Published On: Mon, Mar 25th, 2013

Approach Without Reproach!

By Synesio Lyra, Jr. 

There’s no better ingredient than tact, when seeking contact with other people. The same must be maintained if the new contact is to endure and become mutually edifying. Best-selling author, Charles Swindoll, reminds his readers that “all of us are drawn to those whose faces invite us in and urge us on.”

Those who approach people with a “yes” face, more than likely will connect with others if a positive posture can be maintained from that moment on! Meeting others needs to be carried on in a calm, sincere way.

From the outset, a person you meet must perceive sincerity in your intentions; the interest you manifest is to be in the individual rather than in whatever he or she can do for you. As the late Elton Trueblood had proposed, “we must let our lives speak, before our words can be heard!”

It’s far better when you talk less about yourself and more about the discernible, valuable qualities you encounter in this new acquaintance. If you appear before anybody with a hidden agenda, your tricks will be quickly discovered and you, yourself, may be just as swiftly dismissed from a potential, ongoing relationship of mutual trust.

Once I saw a poster that illustrates these concerns very accurately.

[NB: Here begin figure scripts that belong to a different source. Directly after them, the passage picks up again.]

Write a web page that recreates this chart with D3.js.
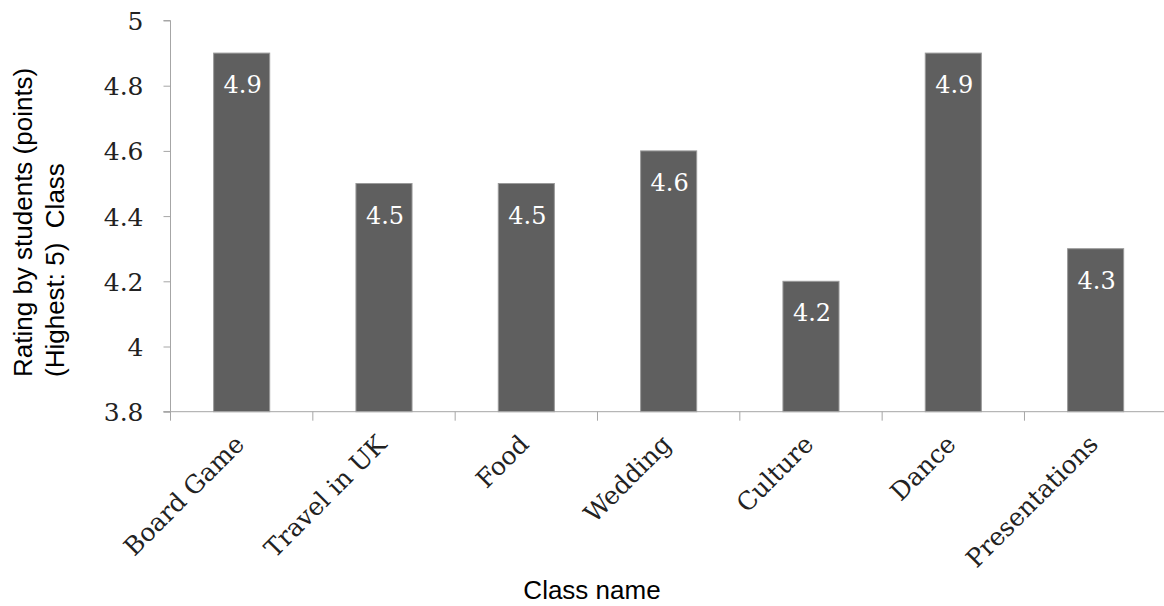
<!DOCTYPE html>
<html>
<head>
<meta charset="utf-8">
<script src="https://cdn.jsdelivr.net/npm/d3@7/dist/d3.min.js"></script>
<style>
  html, body { margin: 0; padding: 0; background: #fff; }
  svg { display: block; }
</style>
</head>
<body>
<svg id="chart" width="1164" height="606"></svg>
<script>
// Class ratings by students (out of 5)
const categories = ["Board Game", "Travel in UK", "Food", "Wedding", "Culture", "Dance", "Presentations"];
const ratings = [4.9, 4.5, 4.5, 4.6, 4.2, 4.9, 4.3];
const yTicks = [3.8, 4, 4.2, 4.4, 4.6, 4.8, 5];
const yTitleLines = ["Rating by students (points)", "(Highest: 5)  Class"];
const xTitle = "Class name";

const svg = d3.select("#chart");
const serif = "'DejaVu Serif', 'Liberation Serif', serif";
const sans = "'Liberation Sans', Arial, sans-serif";
const axisColor = "#a6a6a6";

const plot = { left: 170.5, right: 1166.8, top: 20.5, bottom: 411.7 };

const y = d3.scaleLinear().domain([3.8, 5]).range([plot.bottom, plot.top]);
const x = d3.scaleBand()
  .domain(categories)
  .range([plot.left, plot.right])
  .paddingInner(0.606)
  .paddingOuter(0.303);

// Bars
svg.append("g").selectAll("rect")
  .data(categories)
  .join("rect")
  .attr("x", d => x(d))
  .attr("width", x.bandwidth())
  .attr("y", (d, i) => y(ratings[i]))
  .attr("height", (d, i) => y(3.8) - y(ratings[i]))
  .attr("fill", "#5f5f5f")
  .attr("stroke", "#9a9a9a")
  .attr("stroke-width", 1);

// Value labels inside the bars
svg.append("g").selectAll("text")
  .data(categories)
  .join("text")
  .attr("x", d => x(d) + x.bandwidth() / 2 + 1)
  .attr("y", (d, i) => y(ratings[i]) + 40)
  .attr("text-anchor", "middle")
  .attr("font-family", serif)
  .attr("font-size", 24)
  .attr("fill", "#ffffff")
  .text((d, i) => d3.format("")(ratings[i]));

// Y axis
const yAxis = d3.axisLeft(y)
  .tickValues(yTicks)
  .tickSize(7)
  .tickPadding(20)
  .tickFormat(d => String(+d.toFixed(1)));

const gy = svg.append("g")
  .attr("transform", `translate(${plot.left},0)`)
  .call(yAxis);
gy.select(".domain").attr("stroke", axisColor).attr("d", `M-7,${plot.top}H0V${plot.bottom}H-7`);
gy.selectAll(".tick line").attr("stroke", axisColor);
gy.selectAll(".tick text")
  .attr("font-family", serif)
  .attr("font-size", 25)
  .attr("fill", "#222")
  .attr("dy", "0.36em");

// X axis: line with boundary ticks between categories
const step = x.step();
const boundaries = d3.range(categories.length + 1).map(i => plot.left + i * step);
const gx = svg.append("g");
gx.append("line")
  .attr("x1", plot.left - 7).attr("x2", 1164)
  .attr("y1", plot.bottom).attr("y2", plot.bottom)
  .attr("stroke", axisColor);
gx.selectAll("line.bt")
  .data(boundaries.slice(0, categories.length))
  .join("line")
  .attr("class", "bt")
  .attr("x1", d => d).attr("x2", d => d)
  .attr("y1", plot.bottom).attr("y2", plot.bottom + 9)
  .attr("stroke", axisColor);

// Category labels, rotated 45 degrees
gx.selectAll("text")
  .data(categories)
  .join("text")
  .attr("transform", d => `translate(${x(d) + x.bandwidth() / 2 + 4},${plot.bottom + 34}) rotate(-45)`)
  .attr("text-anchor", "end")
  .attr("font-family", serif)
  .attr("font-size", 25)
  .attr("fill", "#222")
  .text(d => d);

// Axis titles
svg.append("text")
  .attr("x", 592)
  .attr("y", 599)
  .attr("text-anchor", "middle")
  .attr("font-family", sans)
  .attr("font-size", 26)
  .attr("fill", "#000")
  .text(xTitle);

svg.append("g").selectAll("text")
  .data(yTitleLines)
  .join("text")
  .attr("transform", (d, i) => `translate(${32 + i * 32},377) rotate(-90)`)
  .attr("text-anchor", "start")
  .attr("font-family", sans)
  .attr("font-size", 26)
  .attr("fill", "#000")
  .style("white-space", "pre")
  .text(d => d);
</script>
</body>
</html>
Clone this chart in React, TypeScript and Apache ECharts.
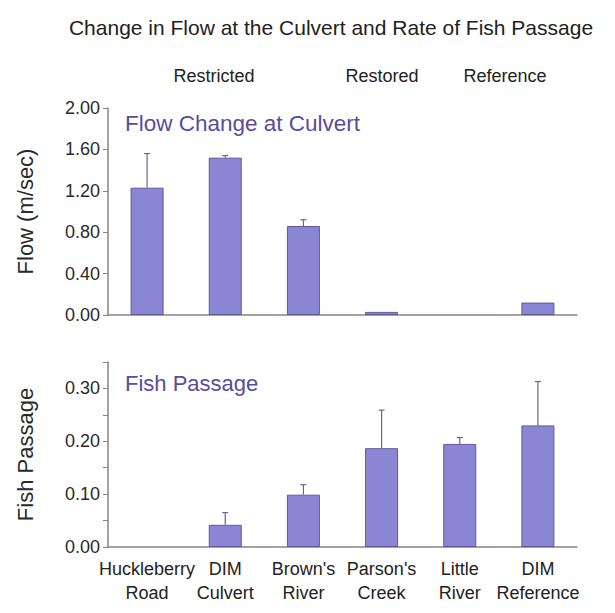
import { useEffect, useRef } from "react";
import * as echarts from "echarts";

// Sites along the x axis (two-line labels)
const sites = [
  "Huckleberry\nRoad",
  "DIM\nCulvert",
  "Brown's\nRiver",
  "Parson's\nCreek",
  "Little\nRiver",
  "DIM\nReference",
];

// Flow change at the culvert (m/sec): mean and upper error
const flowMean = [1.23, 1.52, 0.86, 0.03, 0.0, 0.12];
const flowErr = [0.33, 0.02, 0.06, 0, 0, 0];

// Fish passage rate: mean and upper error
const fishMean = [0, 0.042, 0.099, 0.187, 0.195, 0.23];
const fishErr = [0, 0.023, 0.019, 0.072, 0.012, 0.083];

// Site group headings
const groups = ["Restricted", "Restored", "Reference"];

const FONT = "'Liberation Sans', Arial, Helvetica, sans-serif";
const BAR_FILL = "#8a86d3";
const BAR_EDGE = "#5e5a99";
const AXIS = "#8c8282";
const PURPLE = "#5a4b9d";

// Zero-height bars are drawn without an outline
const barData = (vals: number[]) =>
  vals.map((v) => (v === 0 ? { value: v, itemStyle: { borderWidth: 0 } } : v));

function errorSeries(xIdx: number, mean: number[], err: number[]) {
  return {
    type: "custom",
    xAxisIndex: xIdx,
    yAxisIndex: xIdx,
    z: 5,
    encode: { x: 0, y: 1 },
    data: mean.map((m, i) => [i, m, err[i]]),
    renderItem: (_params: any, api: any) => {
      const i = api.value(0);
      const v = api.value(1);
      const e = api.value(2);
      if (!e) return null;
      const base = api.coord([i, v]);
      const top = api.coord([i, v + e]);
      const style = { stroke: "#6a6592", lineWidth: 1.2 };
      return {
        type: "group",
        children: [
          { type: "line", shape: { x1: base[0], y1: base[1], x2: top[0], y2: top[1] }, style },
          { type: "line", shape: { x1: top[0] - 3, y1: top[1], x2: top[0] + 3, y2: top[1] }, style },
        ],
      };
    },
  };
}

export default function App() {
  const ref = useRef<HTMLDivElement>(null);

  useEffect(() => {
    if (!ref.current) return;
    const chart = echarts.init(ref.current, undefined, { renderer: "svg" });

    const yAxisBase = {
      type: "value",
      min: 0,
      splitLine: { show: false },
      axisLine: { show: true, lineStyle: { color: AXIS, width: 1.5 } },
      axisTick: { show: true, length: 5, lineStyle: { color: AXIS } },
      nameLocation: "middle",
      nameRotate: 90,
      nameGap: 72,
      nameTextStyle: { fontFamily: FONT, fontSize: 22, color: "#2a2a2a" },
      axisLabel: { fontFamily: FONT, fontSize: 18, color: "#2a2a2a", margin: 8 },
    };

    chart.setOption({
      animation: false,
      backgroundColor: "#ffffff",
      textStyle: { fontFamily: FONT },
      grid: [
        { left: 108, top: 108, width: 469, height: 207 },
        { left: 108, top: 362, width: 469, height: 185 },
      ],
      xAxis: [
        {
          type: "category",
          gridIndex: 0,
          data: sites,
          axisLine: { show: true, lineStyle: { color: AXIS, width: 1.5 } },
          axisTick: { show: false },
          axisLabel: { show: false },
        },
        {
          type: "category",
          gridIndex: 1,
          data: sites,
          axisLine: { show: true, lineStyle: { color: AXIS, width: 1.5 } },
          axisTick: { show: false },
          axisLabel: {
            interval: 0,
            fontFamily: FONT,
            fontSize: 18,
            lineHeight: 24,
            color: "#222222",
            margin: 10,
          },
        },
      ],
      yAxis: [
        {
          ...yAxisBase,
          gridIndex: 0,
          max: 2,
          interval: 0.4,
          name: "Flow (m/sec)",
          axisLabel: { ...yAxisBase.axisLabel, formatter: (v: number) => v.toFixed(2) },
        },
        {
          ...yAxisBase,
          gridIndex: 1,
          max: 0.35,
          interval: 0.05,
          name: "Fish Passage",
          axisLabel: {
            ...yAxisBase.axisLabel,
            formatter: (v: number) => (Math.round(v * 100) % 10 === 0 ? v.toFixed(2) : ""),
          },
        },
      ],
      graphic: [
        {
          type: "text",
          x: 331,
          y: 27,
          style: {
            text: "Change in Flow at the Culvert and Rate of Fish Passage",
            fontFamily: FONT,
            fontSize: 21,
            fill: "#222222",
            textAlign: "center",
            textVerticalAlign: "middle",
          },
        },
        ...groups.map((g, k) => ({
          type: "text",
          x: [214, 382, 505][k],
          y: 76,
          style: {
            text: g,
            fontFamily: FONT,
            fontSize: 18,
            fill: "#222222",
            textAlign: "center",
            textVerticalAlign: "middle",
          },
        })),
        {
          type: "text",
          x: 125,
          y: 123,
          style: {
            text: "Flow Change at Culvert",
            fontFamily: FONT,
            fontSize: 22.5,
            fill: PURPLE,
            textVerticalAlign: "middle",
          },
        },
        {
          type: "text",
          x: 125,
          y: 383,
          style: {
            text: "Fish Passage",
            fontFamily: FONT,
            fontSize: 22,
            fill: PURPLE,
            textVerticalAlign: "middle",
          },
        },
      ],
      series: [
        {
          type: "bar",
          xAxisIndex: 0,
          yAxisIndex: 0,
          data: barData(flowMean),
          barWidth: 33,
          itemStyle: { color: BAR_FILL, borderColor: BAR_EDGE, borderWidth: 1 },
        },
        errorSeries(0, flowMean, flowErr),
        {
          type: "bar",
          xAxisIndex: 1,
          yAxisIndex: 1,
          data: barData(fishMean),
          barWidth: 33,
          itemStyle: { color: BAR_FILL, borderColor: BAR_EDGE, borderWidth: 1 },
        },
        errorSeries(1, fishMean, fishErr),
      ],
    });

    return () => chart.dispose();
  }, []);

  return (
    <div
      ref={ref}
      style={{ position: "fixed", left: 0, top: 0, width: 615, height: 613 }}
    />
  );
}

It states that, “great people talk about ideas; average people talk about things; small people talk about other people.” A reality which cannot be denied is that the enthusiasm of some persons in calling attention to other

people’s faults will in no way erase or hide the evidence of their own mistakes!

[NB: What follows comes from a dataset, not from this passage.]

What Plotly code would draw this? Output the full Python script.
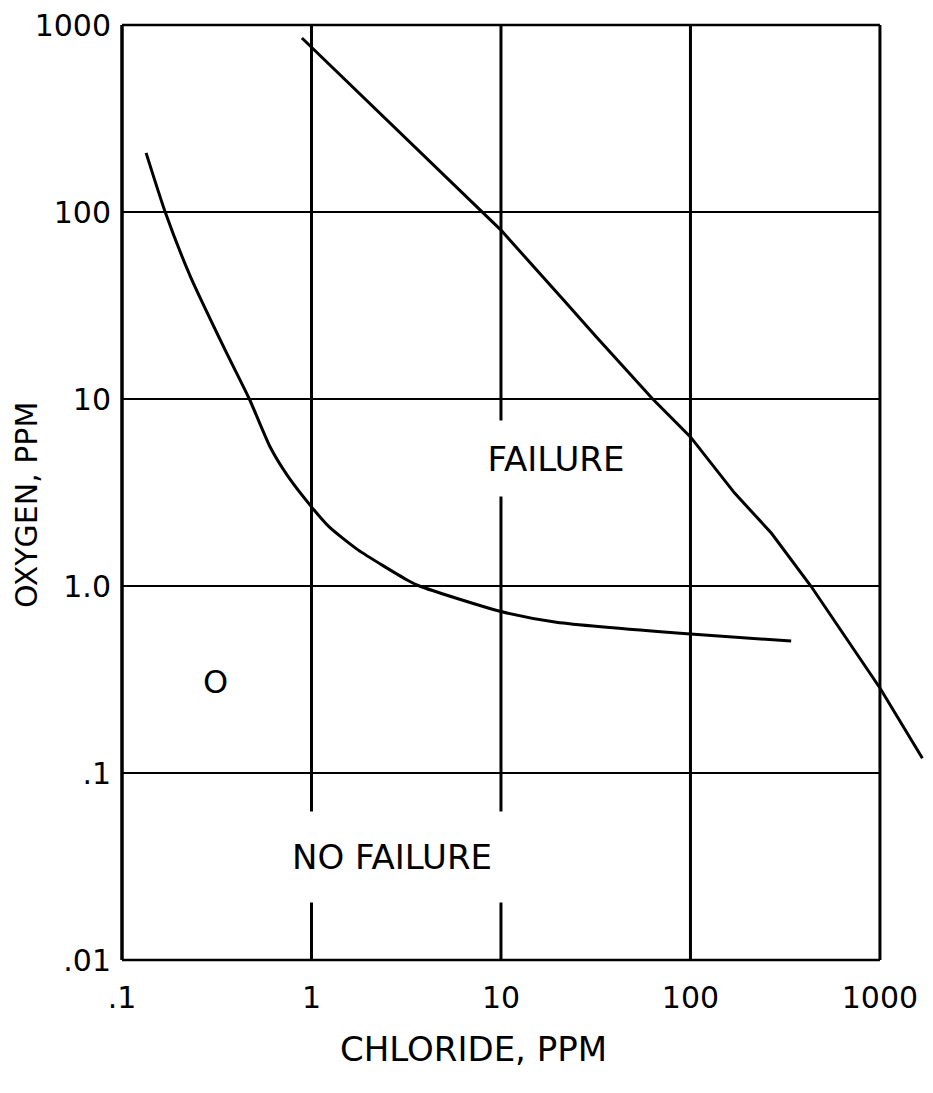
import plotly.graph_objects as go

# Data (log-log chart)
upper_x = [0.89, 8.0, 10, 21.4, 31.8, 63.2, 100, 171, 267, 432, 1000, 1675]
upper_y = [852, 100, 80, 33.8, 21.5, 10, 6.27, 3.14, 1.92, 1.0, 0.285, 0.12]

lower_x = [0.134, 0.169, 0.23, 0.35, 0.47, 0.607, 0.755, 1.0, 1.24, 1.76, 3.18, 3.71, 10, 19.6, 100, 340]
lower_y = [207, 100, 45, 18.3, 10, 5.5, 3.83, 2.65, 2.07, 1.56, 1.08, 1.0, 0.73, 0.64, 0.553, 0.508]

x_ticks = [0.1, 1, 10, 100, 1000]
x_tick_text = [".1", "1", "10", "100", "1000"]
y_ticks = [0.01, 0.1, 1, 10, 100, 1000]
y_tick_text = [".01", ".1", "1.0", "10", "100", "1000"]

x_grid = [1, 10, 100]
y_grid = [0.1, 1, 10, 100]

FONT = "DejaVu Sans"
X_RANGE = [-1, 3.28]
X_FRAME_RIGHT = (3 - X_RANGE[0]) / (X_RANGE[1] - X_RANGE[0])  # paper x of 1000

fig = go.Figure()
fig.add_trace(go.Scatter(x=upper_x, y=upper_y, mode="lines",
                         line=dict(color="black", width=3),
                         showlegend=False, hoverinfo="skip"))
fig.add_trace(go.Scatter(x=lower_x, y=lower_y, mode="lines",
                         line=dict(color="black", width=3, shape="spline", smoothing=0.6),
                         showlegend=False, hoverinfo="skip"))

shapes = []
for gx in x_grid:
    shapes.append(dict(type="line", xref="x", yref="y", x0=gx, x1=gx, y0=0.01, y1=1000,
                       line=dict(color="black", width=3), layer="below"))
for gy in y_grid:
    shapes.append(dict(type="line", xref="x", yref="y", x0=0.1, x1=1000, y0=gy, y1=gy,
                       line=dict(color="black", width=2), layer="below"))
# frame (paper refs so it is not clipped at the plot edge)
shapes.append(dict(type="line", xref="paper", yref="paper", x0=0, x1=0, y0=0, y1=1,
                   line=dict(color="black", width=3.5)))
shapes.append(dict(type="line", xref="paper", yref="paper", x0=X_FRAME_RIGHT, x1=X_FRAME_RIGHT,
                   y0=0, y1=1, line=dict(color="black", width=3)))
shapes.append(dict(type="line", xref="paper", yref="paper", x0=0, x1=X_FRAME_RIGHT, y0=1, y1=1,
                   line=dict(color="black", width=2.5)))
shapes.append(dict(type="line", xref="paper", yref="paper", x0=0, x1=X_FRAME_RIGHT, y0=0, y1=0,
                   line=dict(color="black", width=2.5)))

annotations = [
    dict(text="FAILURE", x=1.29, y=0.684, xref="x", yref="y", showarrow=False,
         xanchor="center", yanchor="middle",
         font=dict(family=FONT, size=34, color="black"), bgcolor="white",
         width=160, height=73),
    dict(text="NO FAILURE", x=0.425, y=-1.449, xref="x", yref="y", showarrow=False,
         xanchor="center", yanchor="middle",
         font=dict(family=FONT, size=34, color="black"), bgcolor="white",
         width=250, height=88),
    dict(text="O", x=-0.509, y=-0.513, xref="x", yref="y", showarrow=False,
         xanchor="center", yanchor="middle",
         font=dict(family=FONT, size=32, color="black")),
    dict(text="CHLORIDE, PPM", x=0.434, y=-0.0952, xref="paper", yref="paper",
         xanchor="center", yanchor="middle",
         showarrow=False, font=dict(family=FONT, size=34, color="black")),
    dict(text="OXYGEN, PPM", x=-0.1184, y=0.4866, xref="paper", yref="paper",
         xanchor="center", yanchor="middle",
         showarrow=False, textangle=-90, font=dict(family=FONT, size=30, color="black")),
]

# page body has an 8px default margin: size/margins compensate for it
fig.update_layout(
    width=925, height=1085,
    margin=dict(l=114, r=0, t=17, b=133, autoexpand=False),
    paper_bgcolor="white", plot_bgcolor="white",
    shapes=shapes, annotations=annotations,
    xaxis=dict(type="log", range=X_RANGE, showgrid=False, zeroline=False, showline=False,
               automargin=False, ticklabeloverflow="allow",
               tickvals=x_ticks, ticktext=x_tick_text, ticks="", ticklabelstandoff=17,
               tickfont=dict(family=FONT, size=30, color="black")),
    yaxis=dict(type="log", range=[-2, 3], showgrid=False, zeroline=False, showline=False,
               automargin=False, ticklabeloverflow="allow",
               tickvals=y_ticks, ticktext=y_tick_text, ticks="", ticklabelstandoff=10,
               tickfont=dict(family=FONT, size=30, color="black")),
)

fig.write_html("out.html")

Even if you may be accurate with your fault-finding in somebody else, you are not justified in maintaining that practice since you also are not without blemish. Jesus addressed the human bent on hypocrisy, when he complained in His Sermon on the Mount, “And why do you look at the speck in your brother’s eye, but do not consider the plank in your own eye?” (Matthew 7:3).

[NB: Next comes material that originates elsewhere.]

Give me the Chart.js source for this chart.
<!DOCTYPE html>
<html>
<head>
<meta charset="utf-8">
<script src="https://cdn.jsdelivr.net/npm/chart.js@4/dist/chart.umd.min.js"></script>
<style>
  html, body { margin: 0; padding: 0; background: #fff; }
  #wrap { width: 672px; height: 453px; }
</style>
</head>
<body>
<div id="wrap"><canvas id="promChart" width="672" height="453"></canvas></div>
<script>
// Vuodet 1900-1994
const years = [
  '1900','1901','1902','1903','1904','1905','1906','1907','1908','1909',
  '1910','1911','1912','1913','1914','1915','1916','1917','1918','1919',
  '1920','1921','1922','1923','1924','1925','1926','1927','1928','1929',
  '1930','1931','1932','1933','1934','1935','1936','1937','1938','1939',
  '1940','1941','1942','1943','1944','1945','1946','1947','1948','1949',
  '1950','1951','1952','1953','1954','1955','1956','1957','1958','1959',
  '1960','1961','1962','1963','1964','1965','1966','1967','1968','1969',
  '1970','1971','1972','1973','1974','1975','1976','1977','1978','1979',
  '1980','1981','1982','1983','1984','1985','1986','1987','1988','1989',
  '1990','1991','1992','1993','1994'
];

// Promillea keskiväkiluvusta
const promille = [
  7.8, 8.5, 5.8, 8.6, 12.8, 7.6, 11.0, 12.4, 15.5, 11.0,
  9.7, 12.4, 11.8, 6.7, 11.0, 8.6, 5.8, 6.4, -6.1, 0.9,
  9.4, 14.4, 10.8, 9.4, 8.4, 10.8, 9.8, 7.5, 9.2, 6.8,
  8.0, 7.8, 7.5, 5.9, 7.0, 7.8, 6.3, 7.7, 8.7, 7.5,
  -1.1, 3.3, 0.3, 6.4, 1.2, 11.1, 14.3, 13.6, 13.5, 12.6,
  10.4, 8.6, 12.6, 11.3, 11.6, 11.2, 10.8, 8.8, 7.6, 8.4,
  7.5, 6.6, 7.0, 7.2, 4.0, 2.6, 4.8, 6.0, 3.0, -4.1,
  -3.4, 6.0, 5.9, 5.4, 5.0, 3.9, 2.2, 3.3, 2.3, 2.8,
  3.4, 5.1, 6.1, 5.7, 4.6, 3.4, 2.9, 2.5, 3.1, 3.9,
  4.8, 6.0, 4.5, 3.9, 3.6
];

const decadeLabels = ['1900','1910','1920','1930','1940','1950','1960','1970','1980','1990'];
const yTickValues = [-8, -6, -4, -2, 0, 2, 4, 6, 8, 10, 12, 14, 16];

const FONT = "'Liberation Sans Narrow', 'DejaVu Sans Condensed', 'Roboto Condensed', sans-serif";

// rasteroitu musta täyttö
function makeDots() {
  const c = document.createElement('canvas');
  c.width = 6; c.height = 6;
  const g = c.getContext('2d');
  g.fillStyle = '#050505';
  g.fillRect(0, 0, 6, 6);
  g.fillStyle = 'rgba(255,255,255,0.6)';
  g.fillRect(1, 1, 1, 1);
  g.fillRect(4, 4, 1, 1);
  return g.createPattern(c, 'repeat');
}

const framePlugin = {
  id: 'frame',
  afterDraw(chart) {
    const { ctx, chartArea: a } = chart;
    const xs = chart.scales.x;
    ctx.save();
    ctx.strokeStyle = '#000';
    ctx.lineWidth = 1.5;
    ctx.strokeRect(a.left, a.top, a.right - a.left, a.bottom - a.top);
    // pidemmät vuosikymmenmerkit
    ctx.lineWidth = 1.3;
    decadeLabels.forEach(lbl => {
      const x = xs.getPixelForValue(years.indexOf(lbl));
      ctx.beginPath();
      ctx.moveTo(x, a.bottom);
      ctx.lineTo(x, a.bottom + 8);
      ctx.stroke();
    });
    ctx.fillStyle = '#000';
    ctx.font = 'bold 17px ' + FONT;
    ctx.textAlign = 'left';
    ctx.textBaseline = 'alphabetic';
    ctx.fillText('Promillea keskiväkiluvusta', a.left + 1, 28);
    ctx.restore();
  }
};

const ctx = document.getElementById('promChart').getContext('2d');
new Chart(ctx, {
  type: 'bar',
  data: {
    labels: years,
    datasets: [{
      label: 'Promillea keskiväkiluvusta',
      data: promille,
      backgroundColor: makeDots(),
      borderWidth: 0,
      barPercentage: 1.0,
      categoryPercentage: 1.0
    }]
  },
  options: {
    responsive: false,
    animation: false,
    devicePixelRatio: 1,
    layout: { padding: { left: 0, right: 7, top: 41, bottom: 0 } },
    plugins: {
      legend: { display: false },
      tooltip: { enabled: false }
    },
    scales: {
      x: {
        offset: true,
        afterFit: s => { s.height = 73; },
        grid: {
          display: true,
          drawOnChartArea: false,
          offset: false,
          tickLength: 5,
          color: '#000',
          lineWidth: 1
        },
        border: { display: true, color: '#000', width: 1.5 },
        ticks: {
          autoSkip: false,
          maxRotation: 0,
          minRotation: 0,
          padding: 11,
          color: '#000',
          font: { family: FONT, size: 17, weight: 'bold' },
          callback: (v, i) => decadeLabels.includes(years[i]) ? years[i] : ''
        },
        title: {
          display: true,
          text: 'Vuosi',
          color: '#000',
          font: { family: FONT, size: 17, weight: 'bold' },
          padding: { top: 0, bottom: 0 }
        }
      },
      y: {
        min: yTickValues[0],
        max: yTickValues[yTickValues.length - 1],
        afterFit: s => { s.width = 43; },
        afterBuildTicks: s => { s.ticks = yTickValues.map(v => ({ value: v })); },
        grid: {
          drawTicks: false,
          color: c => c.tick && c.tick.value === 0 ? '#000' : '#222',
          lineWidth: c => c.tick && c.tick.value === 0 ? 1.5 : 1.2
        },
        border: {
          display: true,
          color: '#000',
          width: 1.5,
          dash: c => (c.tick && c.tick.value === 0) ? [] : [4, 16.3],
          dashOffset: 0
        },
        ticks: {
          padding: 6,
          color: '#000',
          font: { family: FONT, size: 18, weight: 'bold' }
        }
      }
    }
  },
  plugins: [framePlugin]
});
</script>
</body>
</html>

Author Jack Kahl comments that “the world revolves around relationships between people, and trust is at the heart of all human relationships.” Care should be given to develop and retain high quality relationships for mutual benefits.

Be pure in your motivation and sincere in your approach to people. Be sure that the image you wish to project to others corresponds to good intentions you purpose to bring into the relationship. Be sensitive to the peculiarities of other people!

Remember that several factors which may make you attractive to some may be void of the credibility necessary to establish solidity in your interactions with them and with others. The image you need to build must be fashioned according to solid principles, not the shifting, provisional, artificial standards too common in contemporary society!